With three years still remaining to Britain's Conservative Government elected in 2015, Prime Minister Theresa May has decided to seek a fresh mandate on June 8. She has every reason to do so, she is about to lead the country into the Brexit negotiations, she would like her leadership succession since the last election to be endorsed by the public and, for her, the timing might never be better.
Her Government enjoys a 20-point lead in the polls over a Labour Party with a deeply unpopular leader. Under Jeremy Corbyn not even the Fabian Society thinks Labour has a chance. Nor do minor parties look likely to trouble the Conservatives. The UK Independence Party has lost its leader and its purpose since convincing enough English voters to take the country out of the European Union. The Liberal Democrats have paid a high price for entering a coalition with the Conservatives in 2010. They were reduced to just nine seats in 2015 and will campaign this time as the only party still committed to keeping Britain in the EU. That may be worth a parcel of votes from intractable remainers but the bulk of the electorate has moved on.
If the Government wins this election comfortably it will have a five-year term taking it well past Britain's exit from the EU. Had it had stayed on track for an election in 2020 it would have been risking fall-out from an exit on unfavourable terms in 2019. As things stand, those negotiations do not look promising for Britain. It wants somehow to retain free trade with the EU without any obligation to accept free movement of people.

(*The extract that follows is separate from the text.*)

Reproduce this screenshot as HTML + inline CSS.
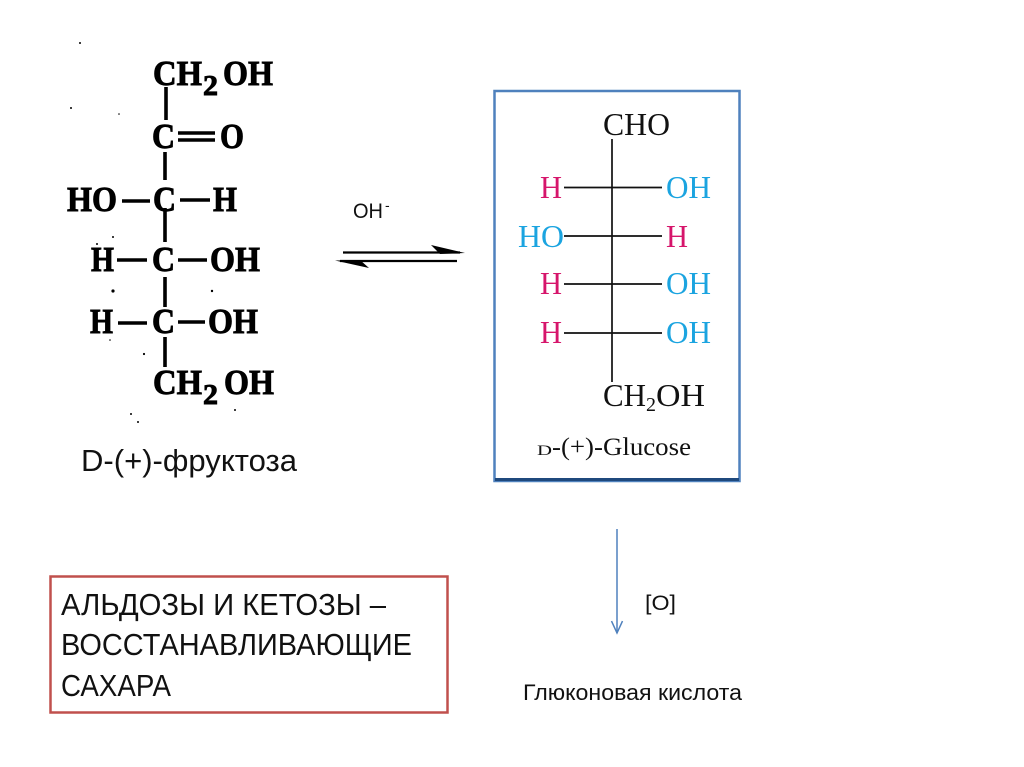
<!DOCTYPE html>
<html lang="ru">
<head>
<meta charset="utf-8">
<title>D-фруктоза и D-глюкоза</title>
<style>
html,body{margin:0;padding:0;background:#fff;}
svg{display:block;}
.f{font-family:"Liberation Serif",serif;font-weight:bold;font-size:35px;fill:#000;stroke:#000;stroke-width:.9px;}
.g{font-family:"Liberation Serif",serif;font-size:32px;fill:#111;}
.p{fill:#d6156b;}
.b{fill:#1ba4e0;}
.s{font-family:"Liberation Sans",sans-serif;fill:#111;}
</style>
</head>
<body>
<svg width="1024" height="767" viewBox="0 0 1024 767" xmlns="http://www.w3.org/2000/svg">
<rect width="1024" height="767" fill="#fff"/>

<!-- Fructose -->
<g>
<text class="f" x="153" y="85" textLength="49" lengthAdjust="spacingAndGlyphs">CH</text>
<text class="f" x="203" y="95" style="font-size:29px" textLength="15" lengthAdjust="spacingAndGlyphs">2</text>
<text class="f" x="223" y="85" textLength="50" lengthAdjust="spacingAndGlyphs">OH</text>
<text class="f" x="152" y="148" textLength="23" lengthAdjust="spacingAndGlyphs">C</text>
<text class="f" x="220" y="148" textLength="24" lengthAdjust="spacingAndGlyphs">O</text>
<text class="f" x="67" y="211" textLength="50" lengthAdjust="spacingAndGlyphs">HO</text>
<text class="f" x="153" y="211" textLength="23" lengthAdjust="spacingAndGlyphs">C</text>
<text class="f" x="213" y="211" textLength="24" lengthAdjust="spacingAndGlyphs">H</text>
<text class="f" x="91" y="271" textLength="23" lengthAdjust="spacingAndGlyphs">H</text>
<text class="f" x="152" y="271" textLength="23" lengthAdjust="spacingAndGlyphs">C</text>
<text class="f" x="210" y="271" textLength="50" lengthAdjust="spacingAndGlyphs">OH</text>
<text class="f" x="90" y="333" textLength="23" lengthAdjust="spacingAndGlyphs">H</text>
<text class="f" x="152" y="333" textLength="23" lengthAdjust="spacingAndGlyphs">C</text>
<text class="f" x="208" y="333" textLength="50" lengthAdjust="spacingAndGlyphs">OH</text>
<text class="f" x="153" y="394" textLength="49" lengthAdjust="spacingAndGlyphs">CH</text>
<text class="f" x="203" y="404" style="font-size:29px" textLength="15" lengthAdjust="spacingAndGlyphs">2</text>
<text class="f" x="224" y="394" textLength="50" lengthAdjust="spacingAndGlyphs">OH</text>
<g stroke="#000" stroke-width="3.6" fill="none">
<path d="M166 87V120M165 152V180M165 208V242M165 277V307M165 337V367"/>
<path d="M178 133H215M178 140H215"/>
<path d="M122 201H150M180 200H210M117 260H147M178 260H207M118 323H147M178 322H205"/>
</g>
<g fill="#000">
<circle cx="80" cy="43" r="1"/><circle cx="71" cy="108" r="1"/><circle cx="119" cy="114" r=".8"/>
<circle cx="113" cy="237" r="1"/><circle cx="97" cy="244" r="1"/><circle cx="113" cy="291" r="1.6"/>
<circle cx="212" cy="291" r="1.2"/><circle cx="144" cy="354" r="1.1"/><circle cx="131" cy="414" r="1"/>
<circle cx="138" cy="422" r="1"/><circle cx="235" cy="410" r="1"/><circle cx="110" cy="340" r=".8"/>
</g>
</g>
<text class="s" x="81" y="471" font-size="31" textLength="216" lengthAdjust="spacingAndGlyphs">D-(+)-фруктоза</text>

<!-- Equilibrium -->
<text class="s" x="353" y="218" font-size="21" textLength="30" lengthAdjust="spacingAndGlyphs">OH</text>
<text class="s" x="385" y="210" font-size="14">-</text>
<path d="M343 252.500H460" stroke="#000" stroke-width="2.200" fill="none"/>
<path d="M431 245L465 253L440 254Z" fill="#000"/>
<path d="M340 261H457" stroke="#000" stroke-width="2.200" fill="none"/>
<path d="M335 260.500L369 268L360 260Z" fill="#000"/>

<!-- Glucose box -->
<rect x="494.500" y="91" width="245" height="390" fill="#fff" stroke="#4f81bd" stroke-width="2.500"/>
<path d="M495 479.500H739" stroke="#1f497d" stroke-width="3" fill="none"/>
<path d="M612 139V382" stroke="#111" stroke-width="1.700" fill="none"/>
<path d="M564 187.500H662M564 236H662M564 284H662M564 333H662" stroke="#111" stroke-width="1.700" fill="none"/>
<text class="g" x="603" y="135" textLength="67" lengthAdjust="spacingAndGlyphs">CHO</text>
<text class="g p" x="540" y="198" textLength="22" lengthAdjust="spacingAndGlyphs">H</text>
<text class="g b" x="666" y="198" textLength="45" lengthAdjust="spacingAndGlyphs">OH</text>
<text class="g b" x="518" y="247" textLength="46" lengthAdjust="spacingAndGlyphs">HO</text>
<text class="g p" x="666" y="247" textLength="22" lengthAdjust="spacingAndGlyphs">H</text>
<text class="g p" x="540" y="294" textLength="22" lengthAdjust="spacingAndGlyphs">H</text>
<text class="g b" x="666" y="294" textLength="45" lengthAdjust="spacingAndGlyphs">OH</text>
<text class="g p" x="540" y="343" textLength="22" lengthAdjust="spacingAndGlyphs">H</text>
<text class="g b" x="666" y="343" textLength="45" lengthAdjust="spacingAndGlyphs">OH</text>
<text class="g" x="603" y="406" textLength="43" lengthAdjust="spacingAndGlyphs">CH</text>
<text class="g" x="646" y="411" style="font-size:20px" textLength="10" lengthAdjust="spacingAndGlyphs">2</text>
<text class="g" x="656" y="406" textLength="49" lengthAdjust="spacingAndGlyphs">OH</text>
<text class="g" x="537" y="455" style="font-size:15px" textLength="15" lengthAdjust="spacingAndGlyphs">D</text>
<text class="g" x="552" y="455" style="font-size:25px" textLength="139" lengthAdjust="spacingAndGlyphs">-(+)-Glucose</text>

<!-- Oxidation arrow -->
<path d="M617 529V633" stroke="#4f81bd" stroke-width="1.500" fill="none"/>
<path d="M611.500 621L617 633L622.500 621" stroke="#4f81bd" stroke-width="1.500" fill="none"/>
<text class="s" x="645" y="610" font-size="21" textLength="31" lengthAdjust="spacingAndGlyphs">[O]</text>
<text class="s" x="523" y="700" font-size="22" textLength="219" lengthAdjust="spacingAndGlyphs">Глюконовая кислота</text>

<!-- Red box -->
<rect x="50.500" y="576.500" width="397" height="136" fill="#fff" stroke="#c0504d" stroke-width="2.500"/>
<text class="s" x="61" y="615" font-size="31" textLength="325" lengthAdjust="spacingAndGlyphs">АЛЬДОЗЫ И КЕТОЗЫ –</text>
<text class="s" x="61" y="655" font-size="31" textLength="351" lengthAdjust="spacingAndGlyphs">ВОССТАНАВЛИВАЮЩИЕ</text>
<text class="s" x="61" y="696" font-size="31" textLength="110" lengthAdjust="spacingAndGlyphs">САХАРА</text>
</svg>
</body>
</html>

The European Commission has made it clear these freedoms are indivisible and Britain's Prime Minister has made it equally clear that she will not compromise on Britain's desire to recover complete control of its borders. Though she did not vote to leave in the referendum, she subsequently won the party leadership with convincing respect for the referendum result and her resolve has only hardened since then. To the dismay of many Britons who do business with Europe, she has declared, "no deal is better than a bad deal", a "bad" deal being one that may be accused of compromising Britain's sovereignty in any sense.
The great irony of this popular concern for sovereignty is that the Government's first step towards Brexit has been a piece of legislation importing EU law wholesale into British law. All the European Court's rulings on labour and human rights and the petty regulations that have offended so many, will continue to apply in the UK after its exit and none of the leave campaigners seem to mind.